What to work on
Skip every image and restate the data word for word.

— start —

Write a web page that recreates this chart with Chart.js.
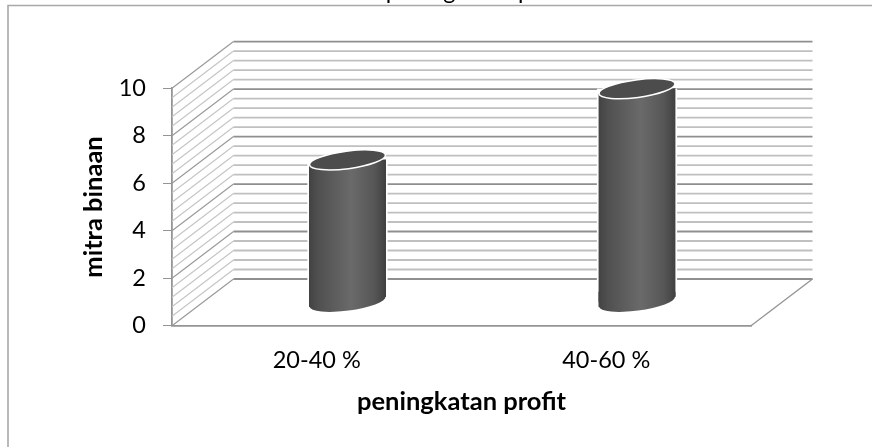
<!DOCTYPE html>
<html>
<head>
<meta charset="utf-8">
<style>html,body{margin:0;padding:0;background:#fff}canvas{display:block}</style>
<script src="https://cdn.jsdelivr.net/npm/chart.js@4"></script>
</head>
<body>
<canvas id="c" width="872" height="447"></canvas>
<script>
const categories = ['20-40 %', '40-60 %'];
const seriesValues = [6, 9];
const yTicks = [0, 2, 4, 6, 8, 10];
const wallLines = [0, 0.4, 0.8, 1.2, 1.6, 2, 2.4, 2.8, 3.2, 3.6, 4, 4.4, 4.8, 5.2, 5.6, 6, 6.4, 6.8, 7.2, 7.6, 8, 8.4, 8.8, 9.2, 9.6, 10];
const chartTitle = 'peningkatan profit';
const xTitle = 'peningkatan profit';
const yTitle = 'mitra binaan';

const DEPTH_X = 61.5, DEPTH_Y = 46.7, TILT = 7.5 * Math.PI / 180, MINOR_B = 8.8;
const FONT = 'Lato, "Open Sans", sans-serif';

function barGradient(chart, i) {
  const x = chart.scales.x ? chart.scales.x.getPixelForValue(i) : NaN, w = 77;
  if (!Number.isFinite(x)) return '#555';
  const g = chart.ctx.createLinearGradient(x - w / 2, 0, x + w / 2, 0);
  g.addColorStop(0, '#424242');
  g.addColorStop(0.12, '#505050');
  g.addColorStop(0.55, '#6a6a6a');
  g.addColorStop(0.85, '#565656');
  g.addColorStop(1, '#404040');
  return g;
}

const scene = {
  id: 'scene',
  beforeDatasetsDraw(chart) {
    const { ctx, scales: { x, y } } = chart;
    ctx.save();
    // outer frame (open at right and bottom in the source)
    ctx.strokeStyle = '#a8a8a8'; ctx.lineWidth = 1.6;
    ctx.beginPath(); ctx.moveTo(872, 5.5); ctx.lineTo(8, 5.5); ctx.lineTo(8, 447); ctx.stroke();
    // clipped title
    ctx.save();
    ctx.beginPath(); ctx.rect(0, 0, 872, 4.6); ctx.clip();
    ctx.fillStyle = '#000'; ctx.font = '23.5px ' + FONT; ctx.textAlign = 'center'; ctx.textBaseline = 'alphabetic';
    ctx.fillText(chartTitle, 480, -1);
    ctx.restore();
    // walls
    const L = x.left, R = x.right;
    const isMajor = v => Math.abs(v % 2) < 1e-6 || Math.abs(v % 2 - 2) < 1e-6;
    const draw = (major) => {
      // receding side-wall strokes
      ctx.strokeStyle = major ? '#9a9a9a' : '#c6c6c6';
      ctx.lineWidth = 1.2;
      ctx.beginPath();
      wallLines.forEach(v => {
        if (isMajor(v) !== major) return;
        const p = y.getPixelForValue(v);
        ctx.moveTo(L, p); ctx.lineTo(L + DEPTH_X, p - DEPTH_Y);
      });
      ctx.stroke();
      // back-wall strokes
      ctx.strokeStyle = major ? '#8f8f8f' : '#c0c0c0';
      ctx.lineWidth = 1.8;
      ctx.beginPath();
      wallLines.forEach(v => {
        if (isMajor(v) !== major) return;
        const p = y.getPixelForValue(v);
        ctx.moveTo(L + DEPTH_X, p - DEPTH_Y); ctx.lineTo(R + DEPTH_X, p - DEPTH_Y);
      });
      ctx.stroke();
    };
    draw(false); draw(true);
    // floor right edge
    const y0 = y.getPixelForValue(0);
    ctx.strokeStyle = '#959595'; ctx.lineWidth = 1.4;
    ctx.beginPath(); ctx.moveTo(R, y0); ctx.lineTo(R + DEPTH_X, y0 - DEPTH_Y); ctx.stroke();
    ctx.restore();
  },
  beforeDatasetDraw(chart, args) {
    const { ctx } = chart;
    const els = chart.getDatasetMeta(args.index).data;
    ctx.save();
    ctx.translate(DEPTH_X / 2, -DEPTH_Y / 2);
    els.forEach((el) => {
      const w = el.width, a = w / 2 - 0.2, d = w / 2 * Math.tan(TILT);
      // white halo beside the cylinder
      ctx.fillStyle = '#fff';
      ctx.fillRect(el.x - w / 2 - 1.6, el.y, w + 3.2, el.base - el.y - 6);
      // rounded foot
      ctx.fillStyle = el.options.backgroundColor;
      ctx.beginPath();
      ctx.ellipse(el.x, el.base, a, MINOR_B, -TILT, 0, Math.PI * 2);
      ctx.fill();
      ctx.beginPath();
      ctx.moveTo(el.x - w / 2, el.base - 10); ctx.lineTo(el.x + w / 2, el.base - 10);
      ctx.lineTo(el.x + w / 2, el.base - d); ctx.lineTo(el.x - w / 2, el.base + d);
      ctx.closePath(); ctx.fill();
    });
    ctx.beginPath();
    els.forEach((el) => {
      const w = el.width, d = w / 2 * Math.tan(TILT);
      ctx.moveTo(el.x - w / 2, el.y + d); ctx.lineTo(el.x + w / 2, el.y - d);
      ctx.lineTo(el.x + w / 2, el.base - d); ctx.lineTo(el.x - w / 2, el.base + d);
      ctx.closePath();
    });
    ctx.clip();
  },
  afterDatasetDraw(chart, args) {
    const { ctx } = chart;
    ctx.restore();
    ctx.save();
    ctx.translate(DEPTH_X / 2, -DEPTH_Y / 2);
    chart.getDatasetMeta(args.index).data.forEach((el) => {
      const a = el.width / 2 - 0.2;
      ctx.beginPath();
      ctx.ellipse(el.x, el.y, a, MINOR_B, -TILT, 0, Math.PI * 2);
      ctx.fillStyle = '#4c4c4c'; ctx.fill();
      ctx.strokeStyle = '#fff'; ctx.lineWidth = 1.5; ctx.stroke();
    });
    ctx.restore();
  }
};

new Chart(document.getElementById('c'), {
  type: 'bar',
  data: {
    labels: categories,
    datasets: [{
      data: seriesValues,
      barThickness: 77,
      borderWidth: 0,
      backgroundColor: (c) => barGradient(c.chart, c.dataIndex)
    }]
  },
  plugins: [scene],
  options: {
    responsive: false,
    animation: false,
    layout: { padding: { top: 88.3, right: 121, left: 0, bottom: 0 } },
    plugins: { legend: { display: false }, title: { display: false }, tooltip: { enabled: false } },
    scales: {
      x: {
        offset: true,
        afterFit(s) { s.height = 121.3; },
        grid: { display: true, drawOnChartArea: false, drawTicks: false, color: '#959595' },
        border: { display: true, color: '#959595', width: 1.8 },
        ticks: { color: '#000', font: { family: FONT, size: 23.5 }, padding: 20.7, maxRotation: 0 },
        title: { display: true, text: xTitle, color: '#000', font: { family: FONT, size: 25.5, weight: 'bold' }, padding: { top: 0, bottom: 29.5 } }
      },
      y: {
        min: 0, max: 10,
        afterFit(s) { s.width = 172; },
        afterBuildTicks(s) { s.ticks = yTicks.map(v => ({ value: v })); },
        grid: { display: true, drawOnChartArea: false, drawTicks: true, tickLength: 9, color: '#959595' },
        border: { display: true, color: '#959595', width: 1.8 },
        ticks: { color: '#000', font: { family: FONT, size: 23.5 }, padding: 17 },
        title: { display: true, text: yTitle, color: '#000', font: { family: FONT, size: 25.5, weight: 'bold' }, padding: { top: 78, bottom: 0 } }
      }
    }
  }
});
</script>
</body>
</html>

— end —

Written answer
Write a web page that recreates this chart with Chart.js.
<!DOCTYPE html>
<html>
<head>
<meta charset="utf-8">
<style>html,body{margin:0;padding:0;background:#fff}canvas{display:block}</style>
<script src="https://cdn.jsdelivr.net/npm/chart.js@4"></script>
</head>
<body>
<canvas id="c" width="872" height="447"></canvas>
<script>
const categories = ['20-40 %', '40-60 %'];
const seriesValues = [6, 9];
const yTicks = [0, 2, 4, 6, 8, 10];
const wallLines = [0, 0.4, 0.8, 1.2, 1.6, 2, 2.4, 2.8, 3.2, 3.6, 4, 4.4, 4.8, 5.2, 5.6, 6, 6.4, 6.8, 7.2, 7.6, 8, 8.4, 8.8, 9.2, 9.6, 10];
const chartTitle = 'peningkatan profit';
const xTitle = 'peningkatan profit';
const yTitle = 'mitra binaan';

const DEPTH_X = 61.5, DEPTH_Y = 46.7, TILT = 7.5 * Math.PI / 180, MINOR_B = 8.8;
const FONT = 'Lato, "Open Sans", sans-serif';

function barGradient(chart, i) {
  const x = chart.scales.x ? chart.scales.x.getPixelForValue(i) : NaN, w = 77;
  if (!Number.isFinite(x)) return '#555';
  const g = chart.ctx.createLinearGradient(x - w / 2, 0, x + w / 2, 0);
  g.addColorStop(0, '#424242');
  g.addColorStop(0.12, '#505050');
  g.addColorStop(0.55, '#6a6a6a');
  g.addColorStop(0.85, '#565656');
  g.addColorStop(1, '#404040');
  return g;
}

const scene = {
  id: 'scene',
  beforeDatasetsDraw(chart) {
    const { ctx, scales: { x, y } } = chart;
    ctx.save();
    // outer frame (open at right and bottom in the source)
    ctx.strokeStyle = '#a8a8a8'; ctx.lineWidth = 1.6;
    ctx.beginPath(); ctx.moveTo(872, 5.5); ctx.lineTo(8, 5.5); ctx.lineTo(8, 447); ctx.stroke();
    // clipped title
    ctx.save();
    ctx.beginPath(); ctx.rect(0, 0, 872, 4.6); ctx.clip();
    ctx.fillStyle = '#000'; ctx.font = '23.5px ' + FONT; ctx.textAlign = 'center'; ctx.textBaseline = 'alphabetic';
    ctx.fillText(chartTitle, 480, -1);
    ctx.restore();
    // walls
    const L = x.left, R = x.right;
    const isMajor = v => Math.abs(v % 2) < 1e-6 || Math.abs(v % 2 - 2) < 1e-6;
    const draw = (major) => {
      // receding side-wall strokes
      ctx.strokeStyle = major ? '#9a9a9a' : '#c6c6c6';
      ctx.lineWidth = 1.2;
      ctx.beginPath();
      wallLines.forEach(v => {
        if (isMajor(v) !== major) return;
        const p = y.getPixelForValue(v);
        ctx.moveTo(L, p); ctx.lineTo(L + DEPTH_X, p - DEPTH_Y);
      });
      ctx.stroke();
      // back-wall strokes
      ctx.strokeStyle = major ? '#8f8f8f' : '#c0c0c0';
      ctx.lineWidth = 1.8;
      ctx.beginPath();
      wallLines.forEach(v => {
        if (isMajor(v) !== major) return;
        const p = y.getPixelForValue(v);
        ctx.moveTo(L + DEPTH_X, p - DEPTH_Y); ctx.lineTo(R + DEPTH_X, p - DEPTH_Y);
      });
      ctx.stroke();
    };
    draw(false); draw(true);
    // floor right edge
    const y0 = y.getPixelForValue(0);
    ctx.strokeStyle = '#959595'; ctx.lineWidth = 1.4;
    ctx.beginPath(); ctx.moveTo(R, y0); ctx.lineTo(R + DEPTH_X, y0 - DEPTH_Y); ctx.stroke();
    ctx.restore();
  },
  beforeDatasetDraw(chart, args) {
    const { ctx } = chart;
    const els = chart.getDatasetMeta(args.index).data;
    ctx.save();
    ctx.translate(DEPTH_X / 2, -DEPTH_Y / 2);
    els.forEach((el) => {
      const w = el.width, a = w / 2 - 0.2, d = w / 2 * Math.tan(TILT);
      // white halo beside the cylinder
      ctx.fillStyle = '#fff';
      ctx.fillRect(el.x - w / 2 - 1.6, el.y, w + 3.2, el.base - el.y - 6);
      // rounded foot
      ctx.fillStyle = el.options.backgroundColor;
      ctx.beginPath();
      ctx.ellipse(el.x, el.base, a, MINOR_B, -TILT, 0, Math.PI * 2);
      ctx.fill();
      ctx.beginPath();
      ctx.moveTo(el.x - w / 2, el.base - 10); ctx.lineTo(el.x + w / 2, el.base - 10);
      ctx.lineTo(el.x + w / 2, el.base - d); ctx.lineTo(el.x - w / 2, el.base + d);
      ctx.closePath(); ctx.fill();
    });
    ctx.beginPath();
    els.forEach((el) => {
      const w = el.width, d = w / 2 * Math.tan(TILT);
      ctx.moveTo(el.x - w / 2, el.y + d); ctx.lineTo(el.x + w / 2, el.y - d);
      ctx.lineTo(el.x + w / 2, el.base - d); ctx.lineTo(el.x - w / 2, el.base + d);
      ctx.closePath();
    });
    ctx.clip();
  },
  afterDatasetDraw(chart, args) {
    const { ctx } = chart;
    ctx.restore();
    ctx.save();
    ctx.translate(DEPTH_X / 2, -DEPTH_Y / 2);
    chart.getDatasetMeta(args.index).data.forEach((el) => {
      const a = el.width / 2 - 0.2;
      ctx.beginPath();
      ctx.ellipse(el.x, el.y, a, MINOR_B, -TILT, 0, Math.PI * 2);
      ctx.fillStyle = '#4c4c4c'; ctx.fill();
      ctx.strokeStyle = '#fff'; ctx.lineWidth = 1.5; ctx.stroke();
    });
    ctx.restore();
  }
};

new Chart(document.getElementById('c'), {
  type: 'bar',
  data: {
    labels: categories,
    datasets: [{
      data: seriesValues,
      barThickness: 77,
      borderWidth: 0,
      backgroundColor: (c) => barGradient(c.chart, c.dataIndex)
    }]
  },
  plugins: [scene],
  options: {
    responsive: false,
    animation: false,
    layout: { padding: { top: 88.3, right: 121, left: 0, bottom: 0 } },
    plugins: { legend: { display: false }, title: { display: false }, tooltip: { enabled: false } },
    scales: {
      x: {
        offset: true,
        afterFit(s) { s.height = 121.3; },
        grid: { display: true, drawOnChartArea: false, drawTicks: false, color: '#959595' },
        border: { display: true, color: '#959595', width: 1.8 },
        ticks: { color: '#000', font: { family: FONT, size: 23.5 }, padding: 20.7, maxRotation: 0 },
        title: { display: true, text: xTitle, color: '#000', font: { family: FONT, size: 25.5, weight: 'bold' }, padding: { top: 0, bottom: 29.5 } }
      },
      y: {
        min: 0, max: 10,
        afterFit(s) { s.width = 172; },
        afterBuildTicks(s) { s.ticks = yTicks.map(v => ({ value: v })); },
        grid: { display: true, drawOnChartArea: false, drawTicks: true, tickLength: 9, color: '#959595' },
        border: { display: true, color: '#959595', width: 1.8 },
        ticks: { color: '#000', font: { family: FONT, size: 23.5 }, padding: 17 },
        title: { display: true, text: yTitle, color: '#000', font: { family: FONT, size: 25.5, weight: 'bold' }, padding: { top: 78, bottom: 0 } }
      }
    }
  }
});
</script>
</body>
</html>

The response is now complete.